As fans of football, we need to look at the bigger picture: The phrase ‘be careful what you wish for’ rings in the ears. But when is the turning point? Surely, as weeks turn into months, the care of what to wish for comes second? Sometimes a change needs to come.

Go into the archives, your memory bank, and it’s clear to see that, more often than not football club boards are hesitant to act when the individual has done so much for their clubs. Look at Señor Unai Emery. A lot higher up the pyramid, I know. A different level of football completely, but now, after years of (relative) misery, things are (relatively) looking up for Arsenal fans. Now, not only do journalists get a complimentary ‘Good Evening’ at the start of every press conference, Arsenal fans have their Arsenal back. Whatever that means. In the space of a couple of months, Emery changed all of those things critics had moaned on about Wenger lethargic side… It was a tough decision, one that wasn’t taken lightly (or at all quickly): losing a club legend like Arsène is never easy. But, sometimes, you just have to do what you have to do.

I hear a common argument, especially in the lower reaches of the Football League, that mid-season changes have less of a desired effect. Three teams in League 1 last season did exactly this. And what happened? They succumbed to the drop.  The immediate managerial bounce does exist to a certain extent, but the ridiculous amount of pressure to get results straight away for a new coach is one of the many question marks, as it’s difficult to estimate the time it will take for them to put their stamp on the team.

(Photo: Marc Atkins / Offside)

If… but… maybe?  There are a lot of things going through my mind at the moment. Does this appalling run merit me sticking by the man when there is no evidence that progress is being made? There have been just seven wins in 31 games—including that meaningless one in the second-rate Checkatrade trophy—is an appalling statistic. It extends all the way from last season if you couldn’t already tell.

I owe Neal my eternal gratitude; he is a bloody Wimbledon legend. There is no denying that at all. I have belted out chants of his name at the top of my lungs in the packed Chemflow End Terrace at our Kingsmeadow ground countless times, even after the most convincing of defeats.

But it hurts to say, but I think that his time has come to an end. I said it after the Bristol Rovers defeat, and it pains me to the core. The team is devoid of ideas. No character. No leadership.
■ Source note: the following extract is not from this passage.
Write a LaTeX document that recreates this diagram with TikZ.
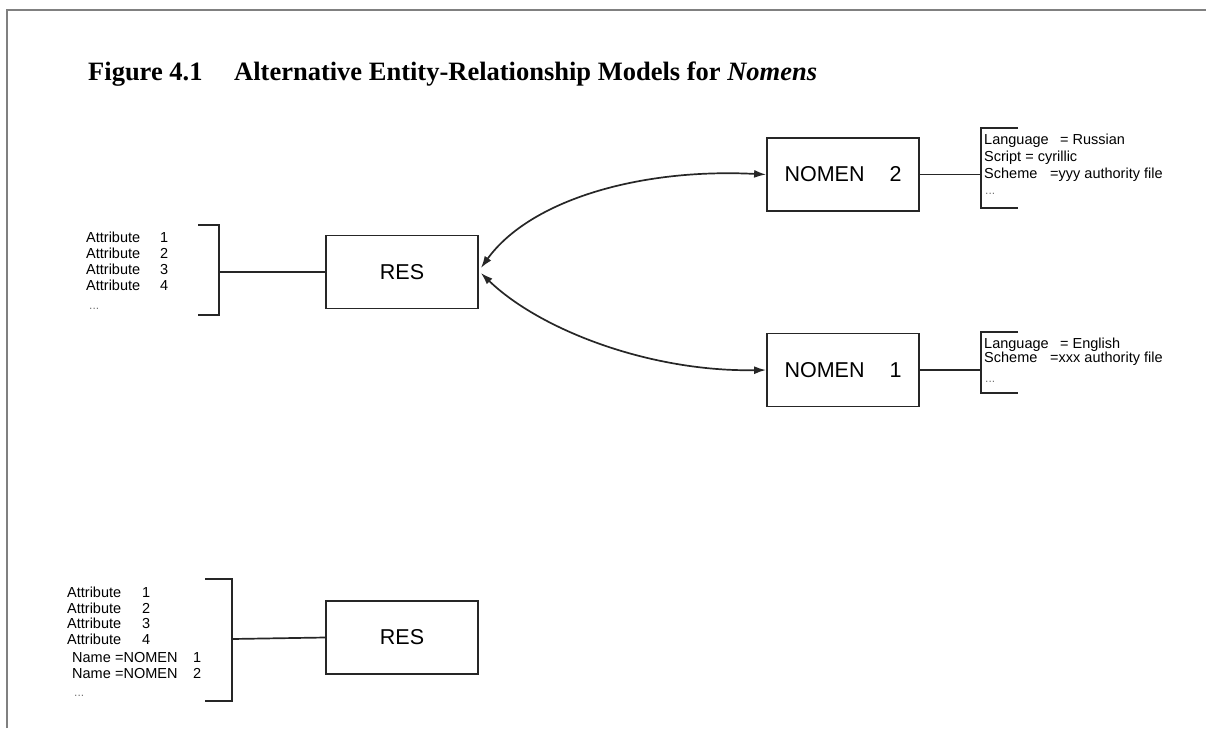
\documentclass[tikz,border=0pt]{standalone}
\usepackage{fontspec}
\setmainfont{Liberation Serif}
\setsansfont{Liberation Sans}
\usetikzlibrary{arrows.meta}
\begin{document}
\begin{tikzpicture}[x=1pt,y=-1pt,
  ent/.style={draw=black!85, line width=1.8pt, minimum width=152pt, minimum height=73pt, inner sep=0pt, font=\sffamily\fontsize{21.5}{24}\selectfont},
  attr/.style={anchor=base west, inner sep=0pt, font=\sffamily\fontsize{14.5}{16}\selectfont},
  dots/.style={anchor=base west, inner sep=0pt, text=black!55, font=\sffamily\fontsize{12}{12}\selectfont},
  brk/.style={draw=black!85, line width=1.8pt},
  link/.style={draw=black!85, line width=1.7pt},
  rel/.style={draw=black!85, line width=1.7pt, {Latex[length=12pt,width=8pt]}-{Latex[length=12pt,width=8pt]}},
  ttl/.style={anchor=base west, inner sep=0pt, font=\fontsize{26.5}{30}\selectfont\bfseries}
]
\useasboundingbox (0,0) rectangle (1206,728);
\draw[gray, line width=1.2pt] (7,728) -- (7,10) -- (1206,10);

% title
\node[ttl] (fig) at (88,80) {Figure 4.1};
\node[ttl] (title) at (234,80) {Alternative Entity-Relationship Models for \textit{Nomens}};

% entities
\node[ent] (res1) at (402,272) {RES};
\node[ent] (nom2) at (843,174.5) {\makebox[105pt][l]{NOMEN}2};
\node[ent] (nom1) at (843,370) {\makebox[105pt][l]{NOMEN}1};
\node[ent] (res2) at (402,637.5) {RES};

% top RES attributes
\node[attr] (a1) at (86,242) {\makebox[74pt][l]{Attribute}1};
\node[attr] (a2) at (86,258) {\makebox[74pt][l]{Attribute}2};
\node[attr] (a3) at (86,274) {\makebox[74pt][l]{Attribute}3};
\node[attr] (a4) at (86,290) {\makebox[74pt][l]{Attribute}4};
\node[dots] (a5) at (89,309) {...};
\coordinate (b1) at (219,272);
\draw[brk] (198,225) -- (219,225) -- (219,315) -- (198,315);
\draw[link] (b1) -- (res1.west);

% NOMEN 2 attributes
\node[attr] (r1) at (984,144) {\makebox[76pt][l]{Language}= Russian};
\node[attr] (r2) at (984,161) {Script = cyrillic};
\node[attr] (r3) at (984,178) {\makebox[66pt][l]{Scheme}=yyy authority file};
\node[dots] (r4) at (985,194) {...};
\coordinate (b2) at (981,174.5);
\draw[brk] (1018,128) -- (981,128) -- (981,208) -- (1018,208);
\draw[link] (nom2.east) -- (b2);

% NOMEN 1 attributes
\node[attr] (e1) at (984,348) {\makebox[76pt][l]{Language}= English};
\node[attr] (e2) at (984,362) {\makebox[66pt][l]{Scheme}=xxx authority file};
\node[dots] (e3) at (985,382) {...};
\coordinate (b3) at (981,370);
\draw[brk] (1018,332) -- (981,332) -- (981,393) -- (1018,393);
\draw[link] (nom1.east) -- (b3);

% relationships
\draw[rel] ([xshift=2pt,yshift=4pt]res1.east) .. controls (530,200) and (640,168) .. (nom2.west);
\draw[rel] ([xshift=2pt,yshift=-1pt]res1.east) .. controls (540,330) and (650,372) .. (nom1.west);

% bottom RES attributes
\node[attr] (n1) at (67,597) {\makebox[75pt][l]{Attribute}1};
\node[attr] (n2) at (67,613) {\makebox[75pt][l]{Attribute}2};
\node[attr] (n3) at (67,628) {\makebox[75pt][l]{Attribute}3};
\node[attr] (n4) at (67,644) {\makebox[75pt][l]{Attribute}4};
\node[attr] (n5) at (72,662) {\makebox[43pt][l]{Name}\makebox[78pt][l]{=NOMEN}1};
\node[attr] (n6) at (72,678) {\makebox[43pt][l]{Name}\makebox[78pt][l]{=NOMEN}2};
\node[dots] (n7) at (74,696) {...};
\coordinate (b4) at (232,639);
\draw[brk] (205,579) -- (232,579) -- (232,701) -- (205,701);
\draw[link] (b4) -- (res2.west);
\end{tikzpicture}
\end{document}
If the board do decide to keep him and his backroom staff on a while longer, we could be discussing when we will be relegated, not if. That will tarnish one of the greatest days in his managerial career and in AFC Wimbledon’s short history. The best outcome would be one that is the most respectful. I really wouldn’t like to see a ‘classical sacking’—a club statement that comprises of a couple of lines of hollow platitude. It should be a mutual decision to part ways. The football club board, those on The Dons Trust Board, and Ardley himself.

Then they should do what they did with Terry Brown—invite him to the next fixture and let us—the fans—clap him off and give him a fitting farewell. Let us give the man the respect he truly deserves.

The short-term pain that comes with making a decision like this is miles better than to if we were to go down on his watch. I may not be able to admire him in the same way ever again. And that’s a tough thing to say.

“The Wombles had a dream, to watch a football team / Playing back at Plough Lane where we belong…”

Part of that dream was for Neal to lead us out for that first game at New Plough Lane. For him to walk down that tunnel, with the widest of smiles—proudly knowing that the club he supports and manages is back in Merton after more than a quarter of a century. For him to hear the hair-raising roar of noise from the 10,000 fans in the stands. For him to patrol that touchline like he owns it…

And it’s gut-wrenching to think that it may never come to fruition.